Suppose we have a symmetric polynomial $P$ in $n$ variables. We can partition this alphabet into sets with one or two letters, e.g. ${ {x_1}, {x_2, x_3}}.
We can thus see $P$ as an element in $Q[x_1][x_2,x_3]$, and expand it in the Schur basis in each sub-set of variables. E.g, $P=5 s_{2}(x_1)s_{32}(x_2,x_3)$ or similar.
Suppose now that this expansion always have non-negative coefficients, for every choice of partition of letters into 1-or-2-element subsets.
Can we conclude that $P$ itself is Schur-positive in $n$ variables? Note that the Littlewood-Richardson rule tells us that the converse is true.

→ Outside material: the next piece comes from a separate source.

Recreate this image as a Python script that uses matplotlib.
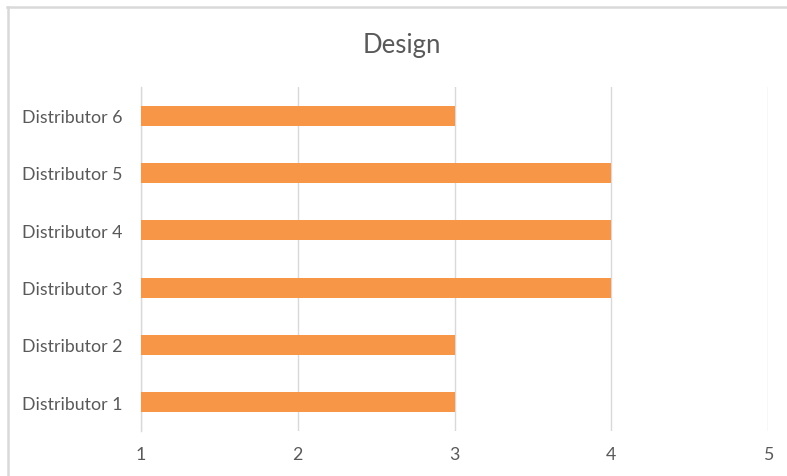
import matplotlib

matplotlib.use("Agg")
import matplotlib.pyplot as plt
from matplotlib.lines import Line2D

# ---- data ----
distributors = ["Distributor 1", "Distributor 2", "Distributor 3",
                "Distributor 4", "Distributor 5", "Distributor 6"]
scores = [3, 3, 4, 4, 4, 3]
x_ticks = [1, 2, 3, 4, 5]

BAR_COLOR = "#F79646"
TEXT_COLOR = "#595959"
GRID_COLOR = "#D9D9D9"

plt.rcParams["font.family"] = ["Lato", "DejaVu Sans"]

fig = plt.figure(figsize=(7.87, 4.77), dpi=100)
ax = fig.add_axes([141 / 787, 1 - 432 / 477, 627 / 787, 344 / 477])

x_min = x_ticks[0]
ax.barh(range(len(distributors)), [s - x_min for s in scores], left=x_min,
        height=0.35, color=BAR_COLOR, zorder=3)

ax.set_xlim(x_min, x_ticks[-1])
ax.set_ylim(-0.5, len(distributors) - 0.5)
ax.set_xticks(x_ticks)
ax.set_yticks(range(len(distributors)))
ax.set_yticklabels(distributors)

ax.grid(axis="x", color=GRID_COLOR, linewidth=1, zorder=0)
for side in ("top", "right", "bottom"):
    ax.spines[side].set_visible(False)
ax.spines["left"].set_color(GRID_COLOR)
ax.spines["left"].set_linewidth(1)

ax.tick_params(axis="both", length=0, labelsize=12.8, colors=TEXT_COLOR)
ax.tick_params(axis="y", pad=13.5)
ax.tick_params(axis="x", pad=11)

fig.text(402 / 787, 1 - 45 / 477, "Design", ha="center", va="center",
         fontsize=18.5, color=TEXT_COLOR)

# chart border (left and top edges)
fig.add_artist(Line2D([7.5 / 787, 7.5 / 787], [0, 1 - 8 / 477],
                      transform=fig.transFigure, color=GRID_COLOR, linewidth=1.8))
fig.add_artist(Line2D([7 / 787, 1], [1 - 8 / 477, 1 - 8 / 477],
                      transform=fig.transFigure, color=GRID_COLOR, linewidth=1.8))

fig.savefig("out.png", dpi=100)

If not, is there some $k = k(n)$ such that Schur-positivity on subsets of size $\leq k$ implies Schur-positivity in $n$ variables?
The intuition behind why 2-element sets might be enough is as follows: If we want to show that a sum over some combinatorial objects is Schur-positive, it suffices to create a map to SSYTs, or equivalently, to reading-words which are Knuth-equivalent to the SSYTs. To completely describe a reading-word, it suffices to know how many times $i$ appear before $j$, for every pair $i$, $j$.
So, assume that I have a set of objects in bijection with SSYTs of shape $\lambda$. By expanding the sum over these it in different choices of 2-variable subsets, we can almost figure out this data above. But I cannot make this formal, at least without using type A crystals or similar...